## begin Recorded information
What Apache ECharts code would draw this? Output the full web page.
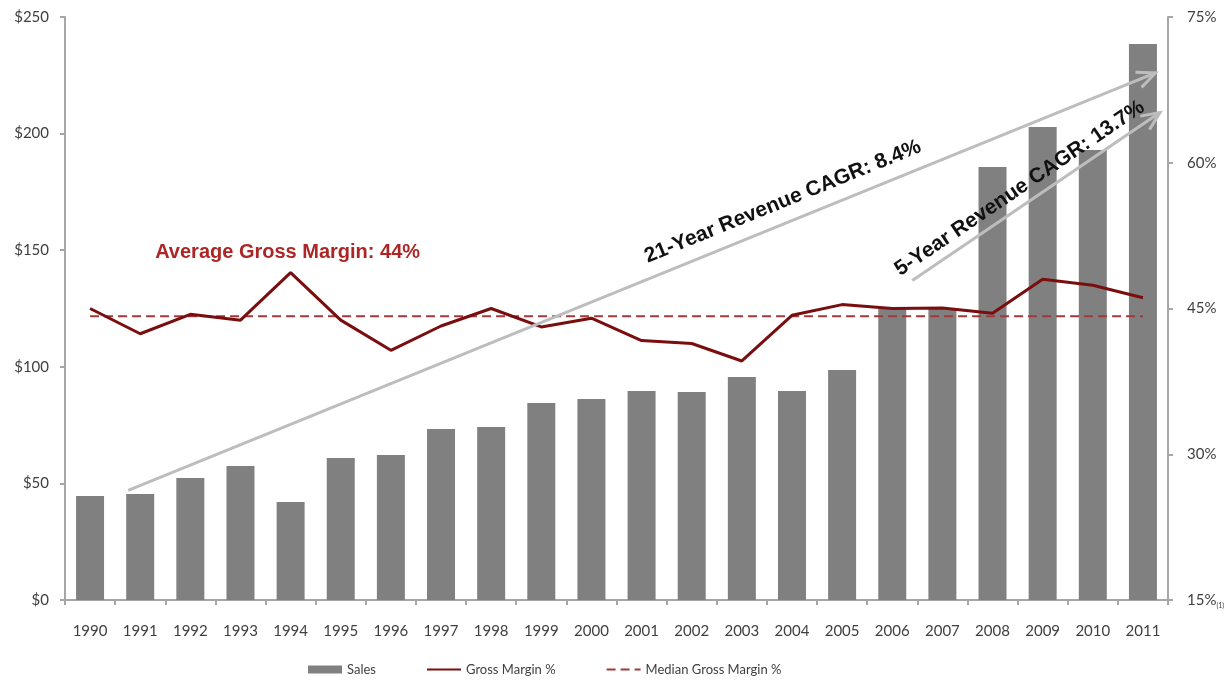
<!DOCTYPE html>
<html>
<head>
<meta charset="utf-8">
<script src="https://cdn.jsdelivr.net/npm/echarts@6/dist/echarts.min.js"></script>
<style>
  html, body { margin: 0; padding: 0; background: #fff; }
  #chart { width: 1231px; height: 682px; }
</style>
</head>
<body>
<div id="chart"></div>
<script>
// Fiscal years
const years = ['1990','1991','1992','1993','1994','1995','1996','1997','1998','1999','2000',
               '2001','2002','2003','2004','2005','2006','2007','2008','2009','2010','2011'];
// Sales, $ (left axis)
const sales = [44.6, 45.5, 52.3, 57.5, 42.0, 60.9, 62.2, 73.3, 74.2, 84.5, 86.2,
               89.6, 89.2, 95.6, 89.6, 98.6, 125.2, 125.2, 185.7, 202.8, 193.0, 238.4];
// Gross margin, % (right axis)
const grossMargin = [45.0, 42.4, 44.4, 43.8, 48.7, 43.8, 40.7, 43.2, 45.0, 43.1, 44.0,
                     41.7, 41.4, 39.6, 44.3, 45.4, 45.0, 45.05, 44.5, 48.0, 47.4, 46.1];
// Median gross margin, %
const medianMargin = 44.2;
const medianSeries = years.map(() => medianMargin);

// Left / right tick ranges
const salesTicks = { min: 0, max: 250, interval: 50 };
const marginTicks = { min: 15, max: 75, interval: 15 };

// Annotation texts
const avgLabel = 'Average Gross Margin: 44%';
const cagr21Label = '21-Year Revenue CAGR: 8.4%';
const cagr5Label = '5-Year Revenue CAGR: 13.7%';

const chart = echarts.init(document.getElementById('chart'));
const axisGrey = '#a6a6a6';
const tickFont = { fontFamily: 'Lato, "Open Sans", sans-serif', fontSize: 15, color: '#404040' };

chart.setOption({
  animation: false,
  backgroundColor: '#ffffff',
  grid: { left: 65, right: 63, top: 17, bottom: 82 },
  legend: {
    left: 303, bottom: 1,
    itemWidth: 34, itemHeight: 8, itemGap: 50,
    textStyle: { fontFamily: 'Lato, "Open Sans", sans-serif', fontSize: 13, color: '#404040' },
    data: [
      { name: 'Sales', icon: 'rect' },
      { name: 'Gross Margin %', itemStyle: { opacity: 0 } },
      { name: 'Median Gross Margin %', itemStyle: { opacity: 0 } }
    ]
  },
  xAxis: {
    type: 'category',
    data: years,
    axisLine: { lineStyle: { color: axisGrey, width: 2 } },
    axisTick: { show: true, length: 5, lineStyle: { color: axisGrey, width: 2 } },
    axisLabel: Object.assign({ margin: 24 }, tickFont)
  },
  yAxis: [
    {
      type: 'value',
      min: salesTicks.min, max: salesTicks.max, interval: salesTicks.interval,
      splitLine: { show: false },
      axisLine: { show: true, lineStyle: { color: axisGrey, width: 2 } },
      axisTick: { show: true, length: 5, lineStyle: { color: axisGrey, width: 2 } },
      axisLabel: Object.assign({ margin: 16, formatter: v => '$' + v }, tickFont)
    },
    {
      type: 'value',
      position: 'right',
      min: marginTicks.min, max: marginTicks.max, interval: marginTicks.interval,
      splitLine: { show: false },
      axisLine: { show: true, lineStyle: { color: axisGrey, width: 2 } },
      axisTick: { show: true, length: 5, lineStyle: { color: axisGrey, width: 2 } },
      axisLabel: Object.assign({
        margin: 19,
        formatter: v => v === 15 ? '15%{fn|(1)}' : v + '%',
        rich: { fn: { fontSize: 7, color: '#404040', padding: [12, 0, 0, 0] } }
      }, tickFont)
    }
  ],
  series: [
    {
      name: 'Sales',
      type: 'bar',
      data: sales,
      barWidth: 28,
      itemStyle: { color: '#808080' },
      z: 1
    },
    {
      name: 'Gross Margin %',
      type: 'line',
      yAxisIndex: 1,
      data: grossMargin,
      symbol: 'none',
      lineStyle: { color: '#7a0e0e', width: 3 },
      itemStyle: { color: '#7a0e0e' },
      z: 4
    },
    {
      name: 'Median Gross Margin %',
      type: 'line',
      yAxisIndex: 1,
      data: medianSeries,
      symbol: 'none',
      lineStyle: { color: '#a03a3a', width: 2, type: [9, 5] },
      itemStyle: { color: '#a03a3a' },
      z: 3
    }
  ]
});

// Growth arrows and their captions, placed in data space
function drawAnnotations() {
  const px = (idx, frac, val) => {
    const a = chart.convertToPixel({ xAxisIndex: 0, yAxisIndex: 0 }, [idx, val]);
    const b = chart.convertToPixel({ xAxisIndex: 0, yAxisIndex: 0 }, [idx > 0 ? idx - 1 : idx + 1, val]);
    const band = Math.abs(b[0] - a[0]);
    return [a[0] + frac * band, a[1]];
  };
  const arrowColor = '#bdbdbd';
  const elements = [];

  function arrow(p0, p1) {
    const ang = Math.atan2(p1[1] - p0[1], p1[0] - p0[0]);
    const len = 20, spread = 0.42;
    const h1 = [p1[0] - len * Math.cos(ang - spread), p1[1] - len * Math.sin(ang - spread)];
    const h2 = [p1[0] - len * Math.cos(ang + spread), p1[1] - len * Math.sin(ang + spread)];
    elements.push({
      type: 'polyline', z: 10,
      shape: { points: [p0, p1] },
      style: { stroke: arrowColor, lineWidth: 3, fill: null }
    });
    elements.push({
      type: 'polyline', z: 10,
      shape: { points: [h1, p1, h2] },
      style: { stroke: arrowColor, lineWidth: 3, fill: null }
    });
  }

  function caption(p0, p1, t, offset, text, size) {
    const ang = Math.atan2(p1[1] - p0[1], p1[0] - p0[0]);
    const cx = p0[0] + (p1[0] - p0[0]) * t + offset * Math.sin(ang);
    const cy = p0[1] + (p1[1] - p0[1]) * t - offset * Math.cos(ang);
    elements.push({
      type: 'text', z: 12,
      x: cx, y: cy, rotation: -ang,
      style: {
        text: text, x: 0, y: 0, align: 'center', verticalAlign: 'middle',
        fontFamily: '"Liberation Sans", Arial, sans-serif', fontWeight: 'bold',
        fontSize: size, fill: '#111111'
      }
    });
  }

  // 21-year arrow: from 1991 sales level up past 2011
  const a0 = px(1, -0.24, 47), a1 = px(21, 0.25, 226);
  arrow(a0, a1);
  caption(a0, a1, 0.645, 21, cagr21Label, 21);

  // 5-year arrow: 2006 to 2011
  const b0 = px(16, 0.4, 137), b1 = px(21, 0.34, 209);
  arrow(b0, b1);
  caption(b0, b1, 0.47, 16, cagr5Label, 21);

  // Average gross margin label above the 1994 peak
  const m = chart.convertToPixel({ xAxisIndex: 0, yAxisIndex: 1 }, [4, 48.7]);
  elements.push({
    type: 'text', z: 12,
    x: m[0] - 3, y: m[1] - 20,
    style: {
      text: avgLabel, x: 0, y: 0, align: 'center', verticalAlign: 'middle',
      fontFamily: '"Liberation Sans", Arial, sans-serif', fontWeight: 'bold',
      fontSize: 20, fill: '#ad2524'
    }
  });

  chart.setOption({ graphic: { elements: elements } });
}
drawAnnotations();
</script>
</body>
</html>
## end Recorded information
Take the lines from the start of the material to the line with "15, color: '#404040'", both included, and transcribe them exactly without the pictures.

== Output below ==
What Apache ECharts code would draw this? Output the full web page.
<!DOCTYPE html>
<html>
<head>
<meta charset="utf-8">
<script src="https://cdn.jsdelivr.net/npm/echarts@6/dist/echarts.min.js"></script>
<style>
  html, body { margin: 0; padding: 0; background: #fff; }
  #chart { width: 1231px; height: 682px; }
</style>
</head>
<body>
<div id="chart"></div>
<script>
// Fiscal years
const years = ['1990','1991','1992','1993','1994','1995','1996','1997','1998','1999','2000',
               '2001','2002','2003','2004','2005','2006','2007','2008','2009','2010','2011'];
// Sales, $ (left axis)
const sales = [44.6, 45.5, 52.3, 57.5, 42.0, 60.9, 62.2, 73.3, 74.2, 84.5, 86.2,
               89.6, 89.2, 95.6, 89.6, 98.6, 125.2, 125.2, 185.7, 202.8, 193.0, 238.4];
// Gross margin, % (right axis)
const grossMargin = [45.0, 42.4, 44.4, 43.8, 48.7, 43.8, 40.7, 43.2, 45.0, 43.1, 44.0,
                     41.7, 41.4, 39.6, 44.3, 45.4, 45.0, 45.05, 44.5, 48.0, 47.4, 46.1];
// Median gross margin, %
const medianMargin = 44.2;
const medianSeries = years.map(() => medianMargin);

// Left / right tick ranges
const salesTicks = { min: 0, max: 250, interval: 50 };
const marginTicks = { min: 15, max: 75, interval: 15 };

// Annotation texts
const avgLabel = 'Average Gross Margin: 44%';
const cagr21Label = '21-Year Revenue CAGR: 8.4%';
const cagr5Label = '5-Year Revenue CAGR: 13.7%';

const chart = echarts.init(document.getElementById('chart'));
const axisGrey = '#a6a6a6';
const tickFont = { fontFamily: 'Lato, "Open Sans", sans-serif', fontSize: 15, color: '#404040' };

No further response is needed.